Every time, when I start writing a capella using modern vocal libraries, I know that result will strike me. The same was right with this piece and again I did not believe it could sound like this.
Before creating this work, I studied 7 magnificent antiphones by Arvo Part and noted continuous unchanged notes, diatonic repetitive movements and dissonanting intervals usage in this piece. I used some of the techniques that I discovered in this piece, while not making it that much unearthly and tintinnabuli.
The piece starts in A minor and later F# note is added. I used less dissonant intervals at the beginning. In the end, when I start to repeat previous material, I change some notes to create more second intervals in soprano and alto voices.
As usual, setting up vocal library took a lot of time, because you need to listen to different variants of words for fixed notes. Also, in Voxos phrase builder uses strings, which means that you need to synchronize string position manually every time before you play. Alternative variant of fixing each word with keyswitch like in Shevannai seems to be less time consuming.

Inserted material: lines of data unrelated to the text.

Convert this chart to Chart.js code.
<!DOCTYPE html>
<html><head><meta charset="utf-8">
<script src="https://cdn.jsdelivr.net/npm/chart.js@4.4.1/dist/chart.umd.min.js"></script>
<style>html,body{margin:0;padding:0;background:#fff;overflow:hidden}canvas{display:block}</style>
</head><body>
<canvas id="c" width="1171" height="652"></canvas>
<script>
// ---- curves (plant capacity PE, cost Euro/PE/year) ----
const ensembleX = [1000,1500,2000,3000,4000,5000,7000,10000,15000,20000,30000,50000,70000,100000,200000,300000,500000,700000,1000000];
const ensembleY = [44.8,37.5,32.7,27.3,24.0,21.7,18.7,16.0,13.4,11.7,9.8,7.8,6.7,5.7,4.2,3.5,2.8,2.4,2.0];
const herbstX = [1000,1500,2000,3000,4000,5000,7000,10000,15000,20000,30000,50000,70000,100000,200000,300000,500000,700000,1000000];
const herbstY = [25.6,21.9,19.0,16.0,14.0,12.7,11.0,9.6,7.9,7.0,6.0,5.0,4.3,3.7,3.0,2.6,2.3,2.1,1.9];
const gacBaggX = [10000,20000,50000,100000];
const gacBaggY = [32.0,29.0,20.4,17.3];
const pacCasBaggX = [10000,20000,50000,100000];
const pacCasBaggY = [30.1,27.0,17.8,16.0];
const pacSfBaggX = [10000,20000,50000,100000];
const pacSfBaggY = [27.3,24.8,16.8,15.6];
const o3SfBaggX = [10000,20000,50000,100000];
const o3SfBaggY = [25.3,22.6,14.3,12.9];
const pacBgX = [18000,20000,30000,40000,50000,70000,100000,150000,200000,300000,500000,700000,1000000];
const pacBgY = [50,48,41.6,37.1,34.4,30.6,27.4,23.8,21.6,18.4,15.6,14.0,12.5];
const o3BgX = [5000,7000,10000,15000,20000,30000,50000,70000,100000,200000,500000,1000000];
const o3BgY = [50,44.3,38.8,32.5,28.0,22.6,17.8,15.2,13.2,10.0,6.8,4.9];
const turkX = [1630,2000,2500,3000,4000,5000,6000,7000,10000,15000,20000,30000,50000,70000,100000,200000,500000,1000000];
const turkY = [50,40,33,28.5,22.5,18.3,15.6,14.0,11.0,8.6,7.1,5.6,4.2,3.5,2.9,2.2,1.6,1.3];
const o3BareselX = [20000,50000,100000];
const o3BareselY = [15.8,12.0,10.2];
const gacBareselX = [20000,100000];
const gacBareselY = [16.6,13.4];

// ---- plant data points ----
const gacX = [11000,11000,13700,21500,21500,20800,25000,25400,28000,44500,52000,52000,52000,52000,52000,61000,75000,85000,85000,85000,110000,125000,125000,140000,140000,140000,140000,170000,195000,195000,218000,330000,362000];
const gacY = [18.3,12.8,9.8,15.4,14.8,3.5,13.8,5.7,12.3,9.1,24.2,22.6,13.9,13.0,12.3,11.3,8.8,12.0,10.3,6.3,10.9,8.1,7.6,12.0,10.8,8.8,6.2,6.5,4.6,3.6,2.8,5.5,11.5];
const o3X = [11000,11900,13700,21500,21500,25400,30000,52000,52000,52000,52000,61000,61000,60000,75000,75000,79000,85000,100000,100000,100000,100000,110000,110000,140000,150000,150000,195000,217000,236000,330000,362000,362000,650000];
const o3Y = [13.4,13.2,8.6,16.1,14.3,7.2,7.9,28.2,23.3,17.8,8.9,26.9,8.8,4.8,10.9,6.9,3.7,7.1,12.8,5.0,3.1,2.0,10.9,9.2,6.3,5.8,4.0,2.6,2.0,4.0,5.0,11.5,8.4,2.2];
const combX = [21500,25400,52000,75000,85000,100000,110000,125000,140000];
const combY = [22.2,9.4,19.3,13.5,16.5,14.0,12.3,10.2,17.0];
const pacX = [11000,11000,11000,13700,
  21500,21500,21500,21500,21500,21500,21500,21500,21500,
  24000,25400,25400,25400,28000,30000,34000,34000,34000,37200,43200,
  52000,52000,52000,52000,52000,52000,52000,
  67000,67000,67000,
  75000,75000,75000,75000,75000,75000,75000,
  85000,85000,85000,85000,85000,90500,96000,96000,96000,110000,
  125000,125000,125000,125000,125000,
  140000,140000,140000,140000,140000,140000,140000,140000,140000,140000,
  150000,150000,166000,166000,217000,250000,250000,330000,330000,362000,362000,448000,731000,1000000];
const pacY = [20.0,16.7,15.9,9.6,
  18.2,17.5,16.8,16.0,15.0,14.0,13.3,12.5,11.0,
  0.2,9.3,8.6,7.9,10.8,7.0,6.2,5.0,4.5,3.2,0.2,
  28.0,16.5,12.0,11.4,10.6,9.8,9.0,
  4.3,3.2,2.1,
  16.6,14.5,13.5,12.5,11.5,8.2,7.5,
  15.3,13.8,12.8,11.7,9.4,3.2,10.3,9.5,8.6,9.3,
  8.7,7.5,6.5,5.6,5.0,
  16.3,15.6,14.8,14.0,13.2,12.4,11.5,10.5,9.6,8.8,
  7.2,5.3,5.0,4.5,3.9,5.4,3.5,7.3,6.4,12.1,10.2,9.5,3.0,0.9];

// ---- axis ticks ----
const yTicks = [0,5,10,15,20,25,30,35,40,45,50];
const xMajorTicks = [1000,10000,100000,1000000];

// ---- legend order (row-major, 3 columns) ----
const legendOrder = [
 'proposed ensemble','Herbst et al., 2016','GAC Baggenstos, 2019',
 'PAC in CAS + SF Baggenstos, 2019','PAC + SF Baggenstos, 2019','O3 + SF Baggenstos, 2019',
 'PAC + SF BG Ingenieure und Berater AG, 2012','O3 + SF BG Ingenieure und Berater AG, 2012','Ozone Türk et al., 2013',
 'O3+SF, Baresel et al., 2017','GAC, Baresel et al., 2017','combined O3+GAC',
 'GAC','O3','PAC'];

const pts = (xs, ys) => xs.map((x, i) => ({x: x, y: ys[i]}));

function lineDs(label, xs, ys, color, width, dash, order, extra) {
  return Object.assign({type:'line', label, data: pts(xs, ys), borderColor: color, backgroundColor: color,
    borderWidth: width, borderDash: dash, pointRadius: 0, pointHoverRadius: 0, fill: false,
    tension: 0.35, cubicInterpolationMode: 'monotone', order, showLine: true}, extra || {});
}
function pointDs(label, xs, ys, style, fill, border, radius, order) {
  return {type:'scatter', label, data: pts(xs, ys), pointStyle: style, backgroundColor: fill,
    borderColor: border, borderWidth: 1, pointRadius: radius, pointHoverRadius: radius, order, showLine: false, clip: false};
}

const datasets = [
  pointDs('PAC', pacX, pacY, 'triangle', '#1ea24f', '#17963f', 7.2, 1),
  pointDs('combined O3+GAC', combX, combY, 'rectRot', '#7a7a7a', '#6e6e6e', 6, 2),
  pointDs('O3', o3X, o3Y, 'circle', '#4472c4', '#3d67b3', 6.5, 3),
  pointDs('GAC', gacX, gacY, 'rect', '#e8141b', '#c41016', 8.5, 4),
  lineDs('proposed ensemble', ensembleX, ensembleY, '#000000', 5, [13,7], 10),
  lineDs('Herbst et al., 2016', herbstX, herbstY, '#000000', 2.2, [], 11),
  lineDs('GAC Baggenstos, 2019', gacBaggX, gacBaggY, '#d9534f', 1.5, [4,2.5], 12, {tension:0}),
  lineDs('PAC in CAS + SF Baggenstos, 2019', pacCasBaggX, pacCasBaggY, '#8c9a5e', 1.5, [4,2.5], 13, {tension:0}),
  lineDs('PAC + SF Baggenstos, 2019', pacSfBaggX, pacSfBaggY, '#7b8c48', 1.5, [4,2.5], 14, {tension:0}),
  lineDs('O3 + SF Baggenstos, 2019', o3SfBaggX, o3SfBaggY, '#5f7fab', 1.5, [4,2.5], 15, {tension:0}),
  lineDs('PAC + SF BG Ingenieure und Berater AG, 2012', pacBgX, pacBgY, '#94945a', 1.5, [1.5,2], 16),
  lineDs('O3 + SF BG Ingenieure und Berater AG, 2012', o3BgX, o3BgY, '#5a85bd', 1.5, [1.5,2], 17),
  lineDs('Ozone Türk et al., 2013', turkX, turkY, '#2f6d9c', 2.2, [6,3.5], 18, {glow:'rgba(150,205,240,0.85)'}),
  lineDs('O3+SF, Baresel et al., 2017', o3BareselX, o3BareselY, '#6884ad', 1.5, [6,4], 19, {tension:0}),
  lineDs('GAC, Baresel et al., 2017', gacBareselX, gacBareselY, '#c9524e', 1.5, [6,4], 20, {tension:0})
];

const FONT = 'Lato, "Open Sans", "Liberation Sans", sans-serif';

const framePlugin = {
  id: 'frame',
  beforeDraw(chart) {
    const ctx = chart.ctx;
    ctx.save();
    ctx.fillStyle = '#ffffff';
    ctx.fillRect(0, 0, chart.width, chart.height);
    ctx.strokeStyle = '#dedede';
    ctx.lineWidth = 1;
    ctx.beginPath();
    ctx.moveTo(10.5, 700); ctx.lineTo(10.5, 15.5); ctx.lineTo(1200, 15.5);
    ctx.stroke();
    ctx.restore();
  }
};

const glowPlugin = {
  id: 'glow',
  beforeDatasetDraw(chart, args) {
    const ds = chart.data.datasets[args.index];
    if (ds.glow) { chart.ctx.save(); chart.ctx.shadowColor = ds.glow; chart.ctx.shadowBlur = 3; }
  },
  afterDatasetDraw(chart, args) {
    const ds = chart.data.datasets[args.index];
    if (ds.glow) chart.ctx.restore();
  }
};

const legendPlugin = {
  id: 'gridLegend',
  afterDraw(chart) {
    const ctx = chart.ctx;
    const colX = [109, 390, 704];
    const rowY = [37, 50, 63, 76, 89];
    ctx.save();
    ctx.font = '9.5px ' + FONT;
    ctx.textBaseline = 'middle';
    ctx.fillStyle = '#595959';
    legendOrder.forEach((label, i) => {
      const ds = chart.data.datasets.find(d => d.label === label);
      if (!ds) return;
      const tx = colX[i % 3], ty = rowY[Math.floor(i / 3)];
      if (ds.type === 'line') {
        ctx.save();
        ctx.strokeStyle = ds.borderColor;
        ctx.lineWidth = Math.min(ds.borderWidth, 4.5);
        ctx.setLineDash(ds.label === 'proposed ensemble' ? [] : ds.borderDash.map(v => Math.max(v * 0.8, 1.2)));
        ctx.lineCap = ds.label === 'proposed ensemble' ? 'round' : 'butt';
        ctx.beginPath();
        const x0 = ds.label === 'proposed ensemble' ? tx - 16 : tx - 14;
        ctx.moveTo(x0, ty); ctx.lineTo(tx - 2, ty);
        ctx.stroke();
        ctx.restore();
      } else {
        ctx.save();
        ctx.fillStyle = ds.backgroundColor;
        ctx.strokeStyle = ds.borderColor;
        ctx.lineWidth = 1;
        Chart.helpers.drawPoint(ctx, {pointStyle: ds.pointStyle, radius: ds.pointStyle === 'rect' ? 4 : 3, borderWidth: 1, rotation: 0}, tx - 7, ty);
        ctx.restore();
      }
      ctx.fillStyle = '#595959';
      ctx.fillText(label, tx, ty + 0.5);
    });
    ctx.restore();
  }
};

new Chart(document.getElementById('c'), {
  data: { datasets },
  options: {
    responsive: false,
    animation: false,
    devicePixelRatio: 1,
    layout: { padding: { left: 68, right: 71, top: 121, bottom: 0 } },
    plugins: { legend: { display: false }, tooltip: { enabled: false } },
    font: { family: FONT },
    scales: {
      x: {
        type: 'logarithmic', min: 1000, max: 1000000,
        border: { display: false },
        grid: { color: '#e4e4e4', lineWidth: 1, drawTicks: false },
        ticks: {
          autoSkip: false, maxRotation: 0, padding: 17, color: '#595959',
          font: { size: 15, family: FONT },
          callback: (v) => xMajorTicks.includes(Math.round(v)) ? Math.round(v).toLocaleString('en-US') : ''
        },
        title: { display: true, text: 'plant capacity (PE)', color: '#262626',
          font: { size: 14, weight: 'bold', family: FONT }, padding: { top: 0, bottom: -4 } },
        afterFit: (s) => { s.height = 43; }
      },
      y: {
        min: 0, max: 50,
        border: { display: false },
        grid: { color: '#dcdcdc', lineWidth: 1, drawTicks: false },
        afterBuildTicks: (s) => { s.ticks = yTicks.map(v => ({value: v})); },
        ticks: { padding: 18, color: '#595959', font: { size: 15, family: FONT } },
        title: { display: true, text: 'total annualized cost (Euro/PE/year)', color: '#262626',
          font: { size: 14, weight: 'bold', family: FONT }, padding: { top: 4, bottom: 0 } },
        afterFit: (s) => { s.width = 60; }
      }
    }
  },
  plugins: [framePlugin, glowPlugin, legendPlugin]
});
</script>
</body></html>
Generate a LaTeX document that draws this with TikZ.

I found out that humanizing start of the chords was not very important, because samples already contained some time and character differece at the beginning of each sample. More important was humanizing the end ofs the chords, which I did by dragging some note ends to the left, creating a feeling that some voices stop earlier.
Also, chord connections were important. Most of the time I increased space between them from zero. In one place I use 8 legato voices, each in a separate kontakt instrument - to use transitions between notes at different moments without cutting out some the sounding notes.
I used library Cinesamples Voxos with Full Mix + Surround microphones enabled (no external reverb).